Suggestions/Comments welcome


----------



## FISA (Feb 17, 2005)

Full Tank Shot









Left Shot









Right Shot









Suggestions/Comments welcome


----------



## cheesehazard (Mar 2, 2004)

Is that cork board in the background? Tank looks really nice. It should look great when it totally fills in.


----------



## imported_russell (Sep 14, 2004)

what is that? glosso and hairgrass?


----------



## FISA (Feb 17, 2005)

@Andrew...Yes that is corkboard...I really really wanted to try that background....and when I got my 75gal...it was inevitable...basically its just the natural brown cork board tiles you get at Mennard's...I pasted it to the back with aquarium silicone..
Thanks for the comments...


@ Russel...yes that is Glosso and Hairgrass...
both are from my 29 gal...they were both in playsand with root ferts...the hairgrass did great! but the glosso ..to date grows upwards and doesnt carpet...even though i have close to 4 wpg in that tank.....

Now in the 75 Gal...Im using Eco-complete...the hairgrass at first is really difficuly to plant in that IMO...it kept comming out and floated on the top...but now finally it grabbed the substrate...and the glosso...is growing great...it started carpeting and seems to be growing really fast ...

The hairgrass is on the right..by the big drift wood...and the glosso is on the left..Im planning to burry a plastic ruler so that it will partition the substrate and the glosso or hairgrass dont cross their borders...

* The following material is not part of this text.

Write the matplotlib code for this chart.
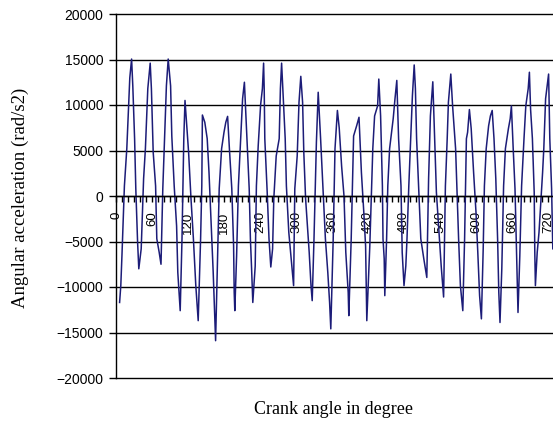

the picture is a little crappy and is right out of the camera..so appologies...i will try and post a better picture later...


----------



## Hawkeye (Aug 20, 2004)

Hi ! Fisa
Its nice to see your work. I agree its going to look great when things start to grow in. A trick I am trying out to keep hairgrass from spreading all over is using plastic milk jugs. I cut the tops off so I have around 11/2 to 2 inches tall. Then I cut out the bottom so I can bend them to form walls with a small 90 degree lip. bury that in the substrate. I think I have a pic of it in one of my post. I think Its the one called " when algae happens". 
http://aquabotanicwetthumb.infopop.cc/groupee/forums?a=tpc&s=4006090712&f=8796060812&m=1161061311
It seems to be doing the job, I have some dwarf sag. in another tank that I have used this trick and its working very well. I have a thick grouping of dwarf sag. that doesn't seem to be spreading. Looking good Fisa keep us posted on the growth of our tanks.

Hawk


----------



## imported_BSS (Apr 14, 2004)

Ah, corkboard. I should have known it couldn't have been that much glass algae







! )What can I say...it's early!)

Nice start. Looks like it should fill in great. Keep us posted!
Brian.


----------



## FISA (Feb 17, 2005)

Thanks for the comments Hawk and Brian....

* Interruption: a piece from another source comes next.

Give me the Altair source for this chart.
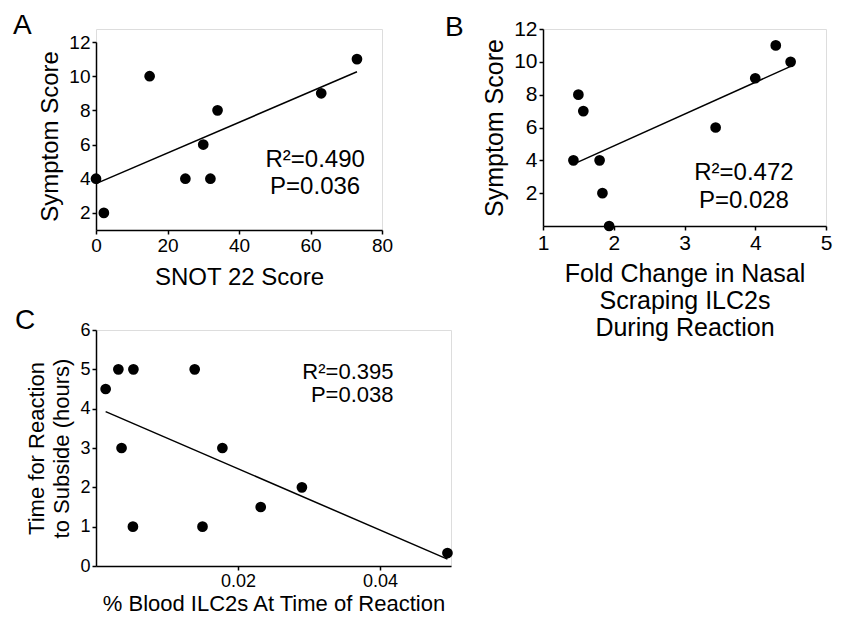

Hey Hawk...I read your post ( algae post) about the milk carton...you know what...I did the bleach treatment on the harigrass before putting them in...so far they look fine but we will see...I will use your idea of the milk carton to partition...but I will completely bury it so you can't see it...and the roots dont go any further...as for the glosso ..I can just give them a trim ..as a slap on the wrist to keep to their boundries...lol

Brian the corkboard background....the picture actually doesnt do it justice...but in real life it looks really great...especially with the drift woods....I just can't wait for my fore ground to fill up...

Will keep you guys posted!


----------